Order affirmed, with costs. No opinion. Hirschberg, P.J., Hooker and Rich, JJ., concurred; Gaynor, J., read for reversal, with whom Miller, J., concurred.
The plaintiff's decedent worked for the defendants in their paper box factory. He went up by a small freight elevator to the fourth floor to bring down some cardboard. It was after dark, and there were no lights provided on that floor. He stopped the elevator and went for the cardboard. On returning he stepped into the elevator shaft and fell to the bottom of it. He supposed he was stepping into the elevator, but while he was away from it, it had gone up to the top of the shaft owing to a defect in its machinery.

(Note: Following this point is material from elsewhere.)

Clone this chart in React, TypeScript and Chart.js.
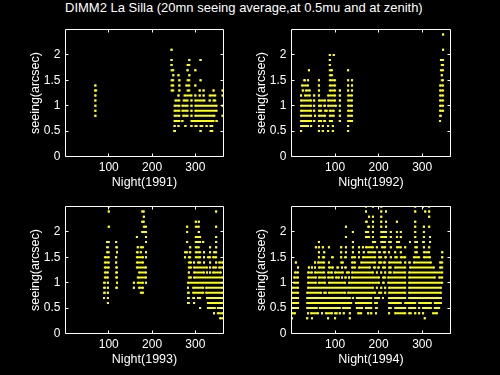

If there had been light to see that the elevator was not there, there could be no recovery for the negligence of the decedent in not seeing that the elevator was not there. ( Fink v. Hartog Beinhauer Candy Co., 112 App. Div. 387) Does the darkness make a difference? No, because it was the duty of the decedent to use all reasonable care to ascertain if the elevator was there before stepping into the shaft. That there was no light did not excuse him from this duty. On the contrary, if he could not see, it was his duty to feel, and if he had done so he could not help having found that the elevator was gone, any more than he could if there had been light. The law cannot permit that it be left to the jury to say as a matter of fact whether it is negligence in such a case to step into an elevator shaft without first ascertaining that the elevator is there, any more than whether it is negligence to go upon a railroad crossing without looking and listening, or listening when it is not possible to look. The order should be reversed.